Матье слушал его, улыбаясь. Он хорошо знал этот литературный пессимизм. Было время, когда речи о том, что для прогресса цивилизации необходима борьба с рождаемостью, о том, что ограничение рождаемости есть оружие наиболее умных, наиболее сильных, смущали его. Но с того дня, как он сам стал бороться за право любви, он уверовал в простую радость действия и не сомневался более в своей правоте, спорить он не стал и только спросил не без ехидства:
— А как же ваша Андре и ее маленький Леоне?
— Ну, Андре! — ответил Сеген, как бы сбрасывая ее со счетов небрежным взмахом руки, словно она ему чужая.
Валентина остановилась и, подняв глаза, пристально взглянула на мужа. С тех пор, как каждый из них стал жить своей жизнью, она не желала больше терпеть его необузданных грубостей, приступов его ревности, похожих на припадки безумия. После потери состояния она прибрала мужа к рукам, ибо он опасался сведения кое-каких денежных счетов.
— Конечно, — тотчас же согласился он, — есть еще Андре. Но дочери не в счет.

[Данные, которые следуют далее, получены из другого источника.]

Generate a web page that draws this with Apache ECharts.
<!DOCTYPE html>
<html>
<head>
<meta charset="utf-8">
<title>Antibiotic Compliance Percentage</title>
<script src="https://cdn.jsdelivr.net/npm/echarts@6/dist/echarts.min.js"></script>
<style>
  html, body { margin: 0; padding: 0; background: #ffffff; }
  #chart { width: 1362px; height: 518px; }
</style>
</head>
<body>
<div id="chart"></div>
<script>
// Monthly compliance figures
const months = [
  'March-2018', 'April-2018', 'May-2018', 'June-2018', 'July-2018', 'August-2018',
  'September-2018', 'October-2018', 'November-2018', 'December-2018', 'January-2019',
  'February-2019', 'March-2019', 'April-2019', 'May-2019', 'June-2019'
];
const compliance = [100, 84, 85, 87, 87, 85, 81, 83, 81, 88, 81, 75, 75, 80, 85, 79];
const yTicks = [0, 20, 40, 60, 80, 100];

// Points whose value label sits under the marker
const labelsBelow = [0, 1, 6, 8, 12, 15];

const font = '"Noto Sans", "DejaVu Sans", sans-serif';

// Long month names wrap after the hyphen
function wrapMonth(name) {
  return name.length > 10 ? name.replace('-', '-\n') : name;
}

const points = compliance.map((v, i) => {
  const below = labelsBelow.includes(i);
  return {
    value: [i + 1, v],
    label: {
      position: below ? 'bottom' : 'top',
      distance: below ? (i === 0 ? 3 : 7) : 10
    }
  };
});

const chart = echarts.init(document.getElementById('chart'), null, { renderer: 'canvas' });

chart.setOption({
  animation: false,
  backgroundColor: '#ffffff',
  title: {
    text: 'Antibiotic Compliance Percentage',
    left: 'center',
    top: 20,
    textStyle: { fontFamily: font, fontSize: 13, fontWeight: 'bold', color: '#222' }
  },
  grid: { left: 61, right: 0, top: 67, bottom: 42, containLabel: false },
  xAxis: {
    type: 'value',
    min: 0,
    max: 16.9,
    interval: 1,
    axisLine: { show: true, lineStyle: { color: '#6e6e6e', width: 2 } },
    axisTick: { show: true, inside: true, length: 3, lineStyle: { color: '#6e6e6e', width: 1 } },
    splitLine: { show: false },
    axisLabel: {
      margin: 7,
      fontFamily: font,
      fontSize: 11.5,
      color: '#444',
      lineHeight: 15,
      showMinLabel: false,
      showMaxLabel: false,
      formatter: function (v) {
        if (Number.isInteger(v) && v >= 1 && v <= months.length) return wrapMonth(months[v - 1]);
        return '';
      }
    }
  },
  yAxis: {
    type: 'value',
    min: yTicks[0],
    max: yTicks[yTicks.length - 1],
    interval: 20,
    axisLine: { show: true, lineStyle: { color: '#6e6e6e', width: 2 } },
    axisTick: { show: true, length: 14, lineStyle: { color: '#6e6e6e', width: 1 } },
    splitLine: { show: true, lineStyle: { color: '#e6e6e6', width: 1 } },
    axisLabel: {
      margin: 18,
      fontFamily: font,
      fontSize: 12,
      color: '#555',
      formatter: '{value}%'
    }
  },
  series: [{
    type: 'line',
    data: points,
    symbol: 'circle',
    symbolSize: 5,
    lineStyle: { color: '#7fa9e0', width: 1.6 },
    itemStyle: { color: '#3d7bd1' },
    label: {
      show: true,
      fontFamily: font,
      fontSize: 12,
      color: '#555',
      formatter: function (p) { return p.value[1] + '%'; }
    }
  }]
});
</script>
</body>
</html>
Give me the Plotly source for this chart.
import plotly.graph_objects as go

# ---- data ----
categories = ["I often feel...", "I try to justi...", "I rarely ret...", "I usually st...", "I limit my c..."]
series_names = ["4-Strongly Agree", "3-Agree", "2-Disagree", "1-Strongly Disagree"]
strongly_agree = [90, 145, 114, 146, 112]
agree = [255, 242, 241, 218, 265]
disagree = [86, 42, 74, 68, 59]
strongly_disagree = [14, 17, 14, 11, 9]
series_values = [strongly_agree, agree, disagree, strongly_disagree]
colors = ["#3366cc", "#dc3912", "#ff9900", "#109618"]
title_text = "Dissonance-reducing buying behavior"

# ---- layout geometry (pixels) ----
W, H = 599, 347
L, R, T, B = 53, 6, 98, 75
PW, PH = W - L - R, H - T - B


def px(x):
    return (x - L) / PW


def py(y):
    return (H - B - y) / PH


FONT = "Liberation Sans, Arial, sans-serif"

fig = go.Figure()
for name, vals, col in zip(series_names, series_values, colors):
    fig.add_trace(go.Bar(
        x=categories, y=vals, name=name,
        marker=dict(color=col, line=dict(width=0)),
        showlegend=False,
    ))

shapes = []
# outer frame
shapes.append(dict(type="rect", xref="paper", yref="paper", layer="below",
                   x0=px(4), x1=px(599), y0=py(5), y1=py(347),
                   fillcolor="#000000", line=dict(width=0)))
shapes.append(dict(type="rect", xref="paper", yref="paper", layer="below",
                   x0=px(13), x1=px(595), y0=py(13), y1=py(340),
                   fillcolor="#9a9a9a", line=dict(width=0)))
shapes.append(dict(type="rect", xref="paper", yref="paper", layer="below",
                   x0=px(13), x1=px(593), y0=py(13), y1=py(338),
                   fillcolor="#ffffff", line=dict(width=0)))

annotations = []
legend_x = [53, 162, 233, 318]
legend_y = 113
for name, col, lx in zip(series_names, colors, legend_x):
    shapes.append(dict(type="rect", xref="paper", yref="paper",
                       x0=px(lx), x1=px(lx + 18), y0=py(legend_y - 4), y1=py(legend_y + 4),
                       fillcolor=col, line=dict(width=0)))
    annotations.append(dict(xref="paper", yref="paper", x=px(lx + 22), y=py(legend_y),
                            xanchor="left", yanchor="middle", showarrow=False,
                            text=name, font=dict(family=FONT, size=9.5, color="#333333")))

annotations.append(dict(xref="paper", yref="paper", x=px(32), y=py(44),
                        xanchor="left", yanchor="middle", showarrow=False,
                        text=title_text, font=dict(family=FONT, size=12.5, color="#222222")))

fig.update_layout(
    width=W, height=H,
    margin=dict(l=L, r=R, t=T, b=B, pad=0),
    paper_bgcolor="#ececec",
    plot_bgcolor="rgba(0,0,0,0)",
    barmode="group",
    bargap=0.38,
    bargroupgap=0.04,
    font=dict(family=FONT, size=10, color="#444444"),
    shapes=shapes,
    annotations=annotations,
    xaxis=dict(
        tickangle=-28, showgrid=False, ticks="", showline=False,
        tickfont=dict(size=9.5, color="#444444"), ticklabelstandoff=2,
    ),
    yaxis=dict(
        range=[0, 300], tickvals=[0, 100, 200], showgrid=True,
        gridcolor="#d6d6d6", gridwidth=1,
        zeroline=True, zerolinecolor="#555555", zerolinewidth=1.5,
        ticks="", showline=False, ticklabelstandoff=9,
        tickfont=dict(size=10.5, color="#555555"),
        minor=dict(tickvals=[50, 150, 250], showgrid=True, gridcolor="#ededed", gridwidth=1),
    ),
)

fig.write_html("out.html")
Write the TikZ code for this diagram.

Когда они снова двинулись в путь, Бошен, который из-за своей личной трагедии воздерживался от высказываний по таким вопросам и до сих пор молча сосал сигару, не выдержал и заговорил со свойственной ему поразительной беспардонностью, глядя на всех свысока, чуть ли не победоносно. Голос его звучал громко и внушительно:
— Я не принадлежу к школе Сегена. Однако он говорит справедливые вещи… Вы и представить себе не можете, как меня волнует вопрос рождаемости. Могу сказать, не хвалясь, что изучил его досконально. Ну так вот, Мальтус безусловно прав, — нельзя плодить детей до бесконечности, не позаботившись раньше о том, как их прокормить… Если бедняки подыхают с голоду, так это их вина, а уж никак не наша. Ведь не от нас же, в самом деле, беременеют их жены!
Он разразился громовым смехом и продолжал разглагольствовать, ибо охотно рассуждал на подобные темы. Только господствующие классы, изрекал он, достаточно благоразумны, дабы ограничить деторождение. Страна может производить лишь определенное количество средств существования, и это вынуждает ее ограничиваться определенным количеством населения. Отсюда нищета, ибо бедняки забываются, балуясь на своем нищенском ложе. Принято думать, что всему виной неправильное распределение богатств; но просто глупо мечтать об утопической стране, где не будет хозяев, где все станут братьями, равноправными в труде, делящими между собой все блага жизни, как праздничный пирог. Следовательно, причина кроется в недальновидности бедняков, что, признался он с грубоватой откровенностью, хозяевам на руку: ведь они вынуждены прибегать к детскому труду, чтобы получить дешевую и необходимую им рабочую силу.
И, войдя в раж, забыв обо всем на свете, в тщеславном и упрямом увлечении своими идеями, Бошен беззастенчиво обратился к собственному примеру:
— Нам говорят, что мы плохие патриоты только потому, что за нами не тянется хвост малышей. Но это же идиотизм: каждый служит родине по-своему. Если эти несчастные поставляют родине солдат, то мы даем ей наши капиталы, всю мощь нашей промышленности и нашей торговли… Да что тут говорить? Каждый сам знает, что ему делать. Не слишком-то преуспеет наша родина, если мы разоримся, поставляя ей детей, которые свяжут нас по рукам и ногам, будут мешать нашему обогащению, уничтожат созданное нами ранее, разделят все между многими. При наших законах, при наших нравах солидное состояние можно обеспечить только единственному сыну. И, боже мой, сам собою напрашивается вывод — единственный сын есть единственное мудрое решение, единственный залог истинного счастья.
Было так мучительно, так невыносимо слушать его слова, что все, охваченные смущением, молчали. А Бошен торжествовал, считая, что сумел убедить своих противников.
— Взять хотя бы меня…
Констанс прервала его. Сначала она шла, низко опустив голову, подавленная этим потоком слов, сгорая от стыда, словно речи мужа еще усиливали ее поражение. Подняв лицо, по которому текли крупные слезы, она проговорила:
— Александр!
— В чем дело, дорогая?
Он все еще не понимал. Потом, заметив слезы на глазах Констанс, он почувствовал, что его благодушная уверенность несколько поколебалась. Он обвел взглядом остальных, желая оставить за собой последнее слово.
— Да, да! Конечно, наш бедный мальчик… Но частные случаи не опровергают всей теории как таковой, идея остается идеей.